Task directions:
Up to and including the line with "co_corr_model = [5.8, 5.7, 5.7, 5.6]", write out the listing from its first line, minus the pictures.

Given information:
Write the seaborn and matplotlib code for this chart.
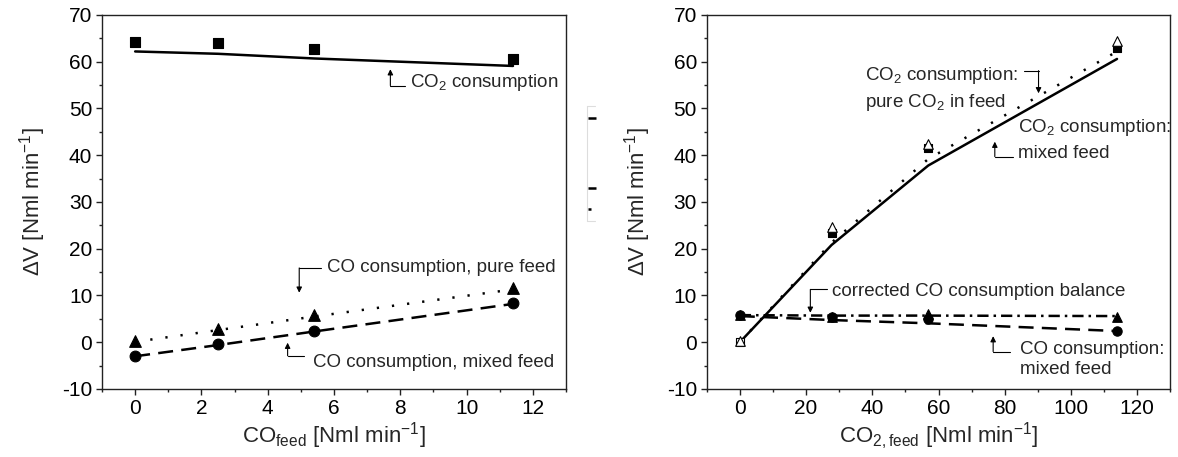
import matplotlib
matplotlib.use("Agg")
import matplotlib.pyplot as plt
from matplotlib.ticker import MultipleLocator
from matplotlib.lines import Line2D
import numpy as np
import pandas as pd
import seaborn as sns

# ---- Left panel: consumption vs. CO feed ----
co_feed = [0.0, 2.5, 5.4, 11.4]
co2_cons_meas = [64.3, 64.1, 62.7, 60.6]
co2_cons_model = [62.2, 61.7, 60.7, 59.1]
co_pure_meas = [0.3, 2.8, 5.8, 11.7]
co_pure_model = [0.1, 2.6, 5.5, 11.3]
co_mixed_meas = [-2.9, -0.4, 2.5, 8.3]
co_mixed_model = [-3.0, -0.6, 2.3, 8.2]

# ---- Right panel: consumption vs. CO2 feed ----
co2_feed = [0.0, 27.7, 56.9, 113.9]
co2_pure_meas = [0.3, 24.6, 42.4, 64.5]
co2_pure_model = [0.0, 21.3, 39.2, 62.2]
co2_mixed_meas = [0.0, 23.3, 41.5, 62.9]
co2_mixed_model = [0.0, 20.8, 37.8, 60.6]
co_mixed_meas_r = [5.8, 5.3, 4.9, 2.4]
co_mixed_model_r = [5.6, 4.75, 4.05, 2.4]
co_corr_meas = [5.8, 5.4, 6.0, 5.5]
co_corr_model = [5.8, 5.7, 5.7, 5.6]

sns.set_theme(style="ticks")
plt.rcParams["font.family"] = ["Liberation Sans", "DejaVu Sans"]
plt.rcParams["mathtext.fontset"] = "custom"
plt.rcParams["mathtext.rm"] = "Liberation Sans"
plt.rcParams["mathtext.it"] = "Liberation Sans:italic"
plt.rcParams["mathtext.bf"] = "Liberation Sans:bold"
plt.rcParams["axes.unicode_minus"] = False

TICK_FS = 15
LABEL_FS = 16
NOTE_FS = 13.5

fig = plt.figure(figsize=(11.78, 4.57), dpi=100)
ax1 = fig.add_axes([0.0866, 0.1488, 0.3939, 0.8184])
ax2 = fig.add_axes([0.5999, 0.1488, 0.3936, 0.8184])


def style_axes(ax, xlim, xmajor, xminor):
    ax.set_xlim(*xlim)
    ax.set_ylim(-10, 70)
    ax.xaxis.set_major_locator(MultipleLocator(xmajor))
    ax.xaxis.set_minor_locator(MultipleLocator(xminor))
    ax.yaxis.set_major_locator(MultipleLocator(10))
    ax.yaxis.set_minor_locator(MultipleLocator(5))
    for sp in ax.spines.values():
        sp.set_visible(True)
        sp.set_color("#222222")
        sp.set_linewidth(1.0)
    ax.tick_params(which="major", direction="out", length=4, width=1.0,
                   colors="#222222", labelsize=TICK_FS, labelcolor="black",
                   top=False, right=False, pad=3)
    ax.tick_params(which="minor", direction="out", length=2.5, width=1.0,
                   colors="#222222", top=False, right=False)
    ax.grid(False)
    ax.set_facecolor("white")


def line(ax, x, y, ls, lw=1.8):
    sns.lineplot(x=x, y=y, ax=ax, color="black", lw=lw, linestyle=ls,
                 sort=False, legend=False)


def points(ax, x, y, marker, s, face="black"):
    sns.scatterplot(x=x, y=y, ax=ax, marker=marker, s=s, color=face,
                    edgecolor="black", linewidth=0.8, legend=False, zorder=3)


def callout(ax, path):
    (x0, y0), (xc, yc), (xt, yt) = path
    ax.plot([x0, xc], [y0, yc], color="black", lw=0.8)
    ax.annotate("", xy=(xt, yt), xytext=(xc, yc),
                arrowprops=dict(arrowstyle="-|>", color="black", lw=0.8,
                                mutation_scale=8, shrinkA=0, shrinkB=0))


DASHED = (0, (6, 3.3))
DOTTED = (0, (0.9, 5.2))
DASHDOT = (0, (4.5, 2, 1, 2))

# ---- left panel ----
style_axes(ax1, (-1, 13), 2, 1)
line(ax1, co_feed, co2_cons_model, "-")
line(ax1, co_feed, co_pure_model, DOTTED)
line(ax1, co_feed, co_mixed_model, DASHED)
points(ax1, co_feed, co2_cons_meas, "s", 60)
points(ax1, co_feed, co_pure_meas, "^", 70)
points(ax1, co_feed, co_mixed_meas, "o", 60)

ax1.text(8.3, 55.5, "CO$_2$ consumption", fontsize=NOTE_FS, va="center")
callout(ax1, [(8.15, 54.9), (7.7, 54.9), (7.7, 58.4)])
ax1.text(5.8, 15.9, "CO consumption, pure feed", fontsize=NOTE_FS, va="center")
callout(ax1, [(5.6, 15.9), (4.95, 15.9), (4.95, 10.6)])
ax1.text(5.37, -4.4, "CO consumption, mixed feed", fontsize=NOTE_FS, va="center")
callout(ax1, [(5.1, -2.9), (4.6, -2.9), (4.6, -0.1)])

ax1.set_xlabel("CO$_{\\mathrm{feed}}$ [Nml min$^{-1}$]", fontsize=LABEL_FS, labelpad=2)
ax1.set_ylabel("ΔV [Nml min$^{-1}$]", fontsize=LABEL_FS, labelpad=10)

# ---- right panel ----
style_axes(ax2, (-10, 130), 20, 10)
line(ax2, co2_feed, co2_mixed_model, "-")
line(ax2, co2_feed, co2_pure_model, DOTTED)
line(ax2, co2_feed, co_mixed_model_r, DASHED)
line(ax2, co2_feed, co_corr_model, DASHDOT)

feed = np.array(co2_feed)
mixed = np.array(co2_mixed_meas)
has_feed = feed > 0
points(ax2, feed[has_feed], mixed[has_feed], "s", 38)
points(ax2, feed[~has_feed], mixed[~has_feed], "s", 38, face="white")
points(ax2, co2_feed, co2_pure_meas, "^", 48, face="white")
points(ax2, co2_feed, co_corr_meas, "^", 48)
points(ax2, co2_feed, co_mixed_meas_r, "o", 45)

ax2.text(37.7, 56.95, "CO$_2$ consumption:", fontsize=NOTE_FS, va="center")
ax2.text(37.7, 51.2, "pure CO$_2$ in feed", fontsize=NOTE_FS, va="center")
callout(ax2, [(85.9, 58.1), (90.2, 58.1), (90.2, 53.25)])
ax2.text(83.9, 46.0, "CO$_2$ consumption:", fontsize=NOTE_FS, va="center")
ax2.text(83.9, 40.4, "mixed feed", fontsize=NOTE_FS, va="center")
callout(ax2, [(82.4, 39.7), (77.0, 39.7), (77.0, 42.9)])
ax2.text(27.7, 10.8, "corrected CO consumption balance", fontsize=NOTE_FS, va="center")
callout(ax2, [(26.2, 11.3), (21.3, 11.3), (21.3, 6.3)])
ax2.text(84.5, -1.5, "CO consumption:", fontsize=NOTE_FS, va="center")
ax2.text(84.5, -5.9, "mixed feed", fontsize=NOTE_FS, va="center")
callout(ax2, [(81.5, -2.0), (76.5, -2.0), (76.5, 1.3)])

ax2.set_xlabel("CO$_{2\\mathrm{,feed}}$ [Nml min$^{-1}$]", fontsize=LABEL_FS, labelpad=2)
ax2.set_ylabel("ΔV [Nml min$^{-1}$]", fontsize=LABEL_FS, labelpad=10)

# small leftover legend key between the panels
W, H = 1178.0, 457.0
def fx(px):
    return px / W
def fy(py):
    return 1 - py / H
frame = dict(color="#dddddd", lw=0.8, transform=fig.transFigure)
fig.add_artist(Line2D([fx(586.7), fx(586.7)], [fy(106), fy(221)], **frame))
fig.add_artist(Line2D([fx(586.7), fx(595)], [fy(106), fy(106)], **frame))
fig.add_artist(Line2D([fx(586.7), fx(595)], [fy(221), fy(221)], **frame))
key = dict(color="black", lw=1.8, transform=fig.transFigure, solid_capstyle="butt")
fig.add_artist(Line2D([fx(587.5), fx(595.5)], [fy(118.3), fy(118.3)], **key))
fig.add_artist(Line2D([fx(587.5), fx(595.5)], [fy(188.3), fy(188.3)], **key))
fig.add_artist(Line2D([fx(587.5), fx(590.5)], [fy(209), fy(209)], **key))

fig.savefig("out.png", dpi=100, facecolor="white")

Exercise answer:
Write the seaborn and matplotlib code for this chart.
import matplotlib
matplotlib.use("Agg")
import matplotlib.pyplot as plt
from matplotlib.ticker import MultipleLocator
from matplotlib.lines import Line2D
import numpy as np
import pandas as pd
import seaborn as sns

# ---- Left panel: consumption vs. CO feed ----
co_feed = [0.0, 2.5, 5.4, 11.4]
co2_cons_meas = [64.3, 64.1, 62.7, 60.6]
co2_cons_model = [62.2, 61.7, 60.7, 59.1]
co_pure_meas = [0.3, 2.8, 5.8, 11.7]
co_pure_model = [0.1, 2.6, 5.5, 11.3]
co_mixed_meas = [-2.9, -0.4, 2.5, 8.3]
co_mixed_model = [-3.0, -0.6, 2.3, 8.2]

# ---- Right panel: consumption vs. CO2 feed ----
co2_feed = [0.0, 27.7, 56.9, 113.9]
co2_pure_meas = [0.3, 24.6, 42.4, 64.5]
co2_pure_model = [0.0, 21.3, 39.2, 62.2]
co2_mixed_meas = [0.0, 23.3, 41.5, 62.9]
co2_mixed_model = [0.0, 20.8, 37.8, 60.6]
co_mixed_meas_r = [5.8, 5.3, 4.9, 2.4]
co_mixed_model_r = [5.6, 4.75, 4.05, 2.4]
co_corr_meas = [5.8, 5.4, 6.0, 5.5]
co_corr_model = [5.8, 5.7, 5.7, 5.6]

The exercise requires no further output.